• SOURCE MATERIAL:
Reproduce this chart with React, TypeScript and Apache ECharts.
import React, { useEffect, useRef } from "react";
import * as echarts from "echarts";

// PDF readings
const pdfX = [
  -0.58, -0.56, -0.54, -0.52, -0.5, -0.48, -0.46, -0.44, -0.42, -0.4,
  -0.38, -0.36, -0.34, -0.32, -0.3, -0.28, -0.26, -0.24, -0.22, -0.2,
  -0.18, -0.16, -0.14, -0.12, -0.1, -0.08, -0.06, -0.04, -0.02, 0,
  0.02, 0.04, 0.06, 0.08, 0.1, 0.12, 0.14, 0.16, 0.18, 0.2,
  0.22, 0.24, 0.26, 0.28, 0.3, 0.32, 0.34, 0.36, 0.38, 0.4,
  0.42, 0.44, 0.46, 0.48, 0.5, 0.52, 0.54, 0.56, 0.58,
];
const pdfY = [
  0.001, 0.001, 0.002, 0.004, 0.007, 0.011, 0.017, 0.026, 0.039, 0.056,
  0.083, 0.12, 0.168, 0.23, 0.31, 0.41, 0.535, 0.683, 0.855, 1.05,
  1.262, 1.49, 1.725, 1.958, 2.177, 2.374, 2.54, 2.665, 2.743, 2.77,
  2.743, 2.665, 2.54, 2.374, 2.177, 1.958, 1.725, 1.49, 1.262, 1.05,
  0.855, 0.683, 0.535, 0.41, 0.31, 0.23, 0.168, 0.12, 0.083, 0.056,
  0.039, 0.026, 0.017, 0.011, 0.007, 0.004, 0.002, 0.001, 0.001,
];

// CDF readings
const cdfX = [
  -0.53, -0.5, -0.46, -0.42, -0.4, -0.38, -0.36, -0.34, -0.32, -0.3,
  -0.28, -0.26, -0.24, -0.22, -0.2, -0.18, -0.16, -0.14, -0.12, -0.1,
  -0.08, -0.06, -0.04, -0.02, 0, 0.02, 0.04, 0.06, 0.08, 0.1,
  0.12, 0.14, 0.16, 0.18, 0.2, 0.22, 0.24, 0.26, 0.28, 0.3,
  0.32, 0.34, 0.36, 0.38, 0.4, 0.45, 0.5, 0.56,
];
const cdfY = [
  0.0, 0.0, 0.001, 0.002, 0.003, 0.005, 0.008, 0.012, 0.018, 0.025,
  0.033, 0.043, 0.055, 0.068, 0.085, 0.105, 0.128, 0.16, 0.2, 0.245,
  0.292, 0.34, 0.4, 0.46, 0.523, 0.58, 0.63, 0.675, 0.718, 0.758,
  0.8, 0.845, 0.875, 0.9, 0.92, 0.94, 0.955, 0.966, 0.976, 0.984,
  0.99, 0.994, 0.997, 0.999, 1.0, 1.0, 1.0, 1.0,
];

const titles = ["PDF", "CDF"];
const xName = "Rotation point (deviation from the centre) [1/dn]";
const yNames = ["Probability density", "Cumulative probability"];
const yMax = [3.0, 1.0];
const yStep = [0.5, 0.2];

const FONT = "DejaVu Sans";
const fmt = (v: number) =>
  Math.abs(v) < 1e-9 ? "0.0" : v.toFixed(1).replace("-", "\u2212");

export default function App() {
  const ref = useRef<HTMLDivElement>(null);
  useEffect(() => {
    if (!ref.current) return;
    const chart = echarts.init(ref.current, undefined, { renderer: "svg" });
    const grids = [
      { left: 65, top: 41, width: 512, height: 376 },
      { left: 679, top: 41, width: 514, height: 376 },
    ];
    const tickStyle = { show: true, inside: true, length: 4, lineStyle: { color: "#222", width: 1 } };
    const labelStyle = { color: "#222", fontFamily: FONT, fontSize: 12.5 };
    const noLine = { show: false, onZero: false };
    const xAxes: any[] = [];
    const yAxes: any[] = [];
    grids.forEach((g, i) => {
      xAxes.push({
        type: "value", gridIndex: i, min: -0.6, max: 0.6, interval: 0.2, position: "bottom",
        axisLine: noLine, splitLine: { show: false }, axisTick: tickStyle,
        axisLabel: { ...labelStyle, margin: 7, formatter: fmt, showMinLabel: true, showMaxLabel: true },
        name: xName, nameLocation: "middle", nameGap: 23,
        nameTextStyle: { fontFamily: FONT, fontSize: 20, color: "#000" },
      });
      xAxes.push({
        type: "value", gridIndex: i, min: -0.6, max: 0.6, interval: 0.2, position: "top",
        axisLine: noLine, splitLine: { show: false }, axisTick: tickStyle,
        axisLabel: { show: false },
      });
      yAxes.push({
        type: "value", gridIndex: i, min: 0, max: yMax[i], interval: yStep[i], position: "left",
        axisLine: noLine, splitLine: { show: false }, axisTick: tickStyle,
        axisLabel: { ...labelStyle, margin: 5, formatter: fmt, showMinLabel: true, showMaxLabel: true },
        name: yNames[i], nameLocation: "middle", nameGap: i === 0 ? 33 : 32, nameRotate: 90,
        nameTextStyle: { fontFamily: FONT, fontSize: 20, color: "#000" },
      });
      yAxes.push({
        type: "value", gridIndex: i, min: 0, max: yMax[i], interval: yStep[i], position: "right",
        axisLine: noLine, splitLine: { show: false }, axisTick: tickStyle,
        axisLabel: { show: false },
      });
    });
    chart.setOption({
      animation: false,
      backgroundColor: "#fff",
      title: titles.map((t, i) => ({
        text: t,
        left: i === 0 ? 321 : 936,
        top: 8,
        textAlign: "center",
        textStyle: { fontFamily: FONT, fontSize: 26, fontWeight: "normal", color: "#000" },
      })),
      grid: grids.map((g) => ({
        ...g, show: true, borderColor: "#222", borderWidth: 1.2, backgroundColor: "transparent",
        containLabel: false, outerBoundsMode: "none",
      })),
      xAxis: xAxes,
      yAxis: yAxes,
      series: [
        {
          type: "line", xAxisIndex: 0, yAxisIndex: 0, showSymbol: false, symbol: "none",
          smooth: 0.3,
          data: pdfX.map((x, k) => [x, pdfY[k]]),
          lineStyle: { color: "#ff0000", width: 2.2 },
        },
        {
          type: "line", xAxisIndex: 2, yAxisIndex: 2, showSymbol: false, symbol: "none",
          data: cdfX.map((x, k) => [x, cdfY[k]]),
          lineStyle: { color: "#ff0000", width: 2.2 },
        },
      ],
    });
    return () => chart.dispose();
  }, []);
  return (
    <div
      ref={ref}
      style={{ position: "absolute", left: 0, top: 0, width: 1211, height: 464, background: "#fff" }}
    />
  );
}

• TASK INSTRUCTIONS: Type the whole listing again, unaltered.

• ANSWER FOR THIS EXERCISE:
Reproduce this chart with React, TypeScript and Apache ECharts.
import React, { useEffect, useRef } from "react";
import * as echarts from "echarts";

// PDF readings
const pdfX = [
  -0.58, -0.56, -0.54, -0.52, -0.5, -0.48, -0.46, -0.44, -0.42, -0.4,
  -0.38, -0.36, -0.34, -0.32, -0.3, -0.28, -0.26, -0.24, -0.22, -0.2,
  -0.18, -0.16, -0.14, -0.12, -0.1, -0.08, -0.06, -0.04, -0.02, 0,
  0.02, 0.04, 0.06, 0.08, 0.1, 0.12, 0.14, 0.16, 0.18, 0.2,
  0.22, 0.24, 0.26, 0.28, 0.3, 0.32, 0.34, 0.36, 0.38, 0.4,
  0.42, 0.44, 0.46, 0.48, 0.5, 0.52, 0.54, 0.56, 0.58,
];
const pdfY = [
  0.001, 0.001, 0.002, 0.004, 0.007, 0.011, 0.017, 0.026, 0.039, 0.056,
  0.083, 0.12, 0.168, 0.23, 0.31, 0.41, 0.535, 0.683, 0.855, 1.05,
  1.262, 1.49, 1.725, 1.958, 2.177, 2.374, 2.54, 2.665, 2.743, 2.77,
  2.743, 2.665, 2.54, 2.374, 2.177, 1.958, 1.725, 1.49, 1.262, 1.05,
  0.855, 0.683, 0.535, 0.41, 0.31, 0.23, 0.168, 0.12, 0.083, 0.056,
  0.039, 0.026, 0.017, 0.011, 0.007, 0.004, 0.002, 0.001, 0.001,
];

// CDF readings
const cdfX = [
  -0.53, -0.5, -0.46, -0.42, -0.4, -0.38, -0.36, -0.34, -0.32, -0.3,
  -0.28, -0.26, -0.24, -0.22, -0.2, -0.18, -0.16, -0.14, -0.12, -0.1,
  -0.08, -0.06, -0.04, -0.02, 0, 0.02, 0.04, 0.06, 0.08, 0.1,
  0.12, 0.14, 0.16, 0.18, 0.2, 0.22, 0.24, 0.26, 0.28, 0.3,
  0.32, 0.34, 0.36, 0.38, 0.4, 0.45, 0.5, 0.56,
];
const cdfY = [
  0.0, 0.0, 0.001, 0.002, 0.003, 0.005, 0.008, 0.012, 0.018, 0.025,
  0.033, 0.043, 0.055, 0.068, 0.085, 0.105, 0.128, 0.16, 0.2, 0.245,
  0.292, 0.34, 0.4, 0.46, 0.523, 0.58, 0.63, 0.675, 0.718, 0.758,
  0.8, 0.845, 0.875, 0.9, 0.92, 0.94, 0.955, 0.966, 0.976, 0.984,
  0.99, 0.994, 0.997, 0.999, 1.0, 1.0, 1.0, 1.0,
];

const titles = ["PDF", "CDF"];
const xName = "Rotation point (deviation from the centre) [1/dn]";
const yNames = ["Probability density", "Cumulative probability"];
const yMax = [3.0, 1.0];
const yStep = [0.5, 0.2];

const FONT = "DejaVu Sans";
const fmt = (v: number) =>
  Math.abs(v) < 1e-9 ? "0.0" : v.toFixed(1).replace("-", "\u2212");

export default function App() {
  const ref = useRef<HTMLDivElement>(null);
  useEffect(() => {
    if (!ref.current) return;
    const chart = echarts.init(ref.current, undefined, { renderer: "svg" });
    const grids = [
      { left: 65, top: 41, width: 512, height: 376 },
      { left: 679, top: 41, width: 514, height: 376 },
    ];
    const tickStyle = { show: true, inside: true, length: 4, lineStyle: { color: "#222", width: 1 } };
    const labelStyle = { color: "#222", fontFamily: FONT, fontSize: 12.5 };
    const noLine = { show: false, onZero: false };
    const xAxes: any[] = [];
    const yAxes: any[] = [];
    grids.forEach((g, i) => {
      xAxes.push({
        type: "value", gridIndex: i, min: -0.6, max: 0.6, interval: 0.2, position: "bottom",
        axisLine: noLine, splitLine: { show: false }, axisTick: tickStyle,
        axisLabel: { ...labelStyle, margin: 7, formatter: fmt, showMinLabel: true, showMaxLabel: true },
        name: xName, nameLocation: "middle", nameGap: 23,
        nameTextStyle: { fontFamily: FONT, fontSize: 20, color: "#000" },
      });
      xAxes.push({
        type: "value", gridIndex: i, min: -0.6, max: 0.6, interval: 0.2, position: "top",
        axisLine: noLine, splitLine: { show: false }, axisTick: tickStyle,
        axisLabel: { show: false },
      });
      yAxes.push({
        type: "value", gridIndex: i, min: 0, max: yMax[i], interval: yStep[i], position: "left",
        axisLine: noLine, splitLine: { show: false }, axisTick: tickStyle,
        axisLabel: { ...labelStyle, margin: 5, formatter: fmt, showMinLabel: true, showMaxLabel: true },
        name: yNames[i], nameLocation: "middle", nameGap: i === 0 ? 33 : 32, nameRotate: 90,
        nameTextStyle: { fontFamily: FONT, fontSize: 20, color: "#000" },
      });
      yAxes.push({
        type: "value", gridIndex: i, min: 0, max: yMax[i], interval: yStep[i], position: "right",
        axisLine: noLine, splitLine: { show: false }, axisTick: tickStyle,
        axisLabel: { show: false },
      });
    });
    chart.setOption({
      animation: false,
      backgroundColor: "#fff",
      title: titles.map((t, i) => ({
        text: t,
        left: i === 0 ? 321 : 936,
        top: 8,
        textAlign: "center",
        textStyle: { fontFamily: FONT, fontSize: 26, fontWeight: "normal", color: "#000" },
      })),
      grid: grids.map((g) => ({
        ...g, show: true, borderColor: "#222", borderWidth: 1.2, backgroundColor: "transparent",
        containLabel: false, outerBoundsMode: "none",
      })),
      xAxis: xAxes,
      yAxis: yAxes,
      series: [
        {
          type: "line", xAxisIndex: 0, yAxisIndex: 0, showSymbol: false, symbol: "none",
          smooth: 0.3,
          data: pdfX.map((x, k) => [x, pdfY[k]]),
          lineStyle: { color: "#ff0000", width: 2.2 },
        },
        {
          type: "line", xAxisIndex: 2, yAxisIndex: 2, showSymbol: false, symbol: "none",
          data: cdfX.map((x, k) => [x, cdfY[k]]),
          lineStyle: { color: "#ff0000", width: 2.2 },
        },
      ],
    });
    return () => chart.dispose();
  }, []);
  return (
    <div
      ref={ref}
      style={{ position: "absolute", left: 0, top: 0, width: 1211, height: 464, background: "#fff" }}
    />
  );
}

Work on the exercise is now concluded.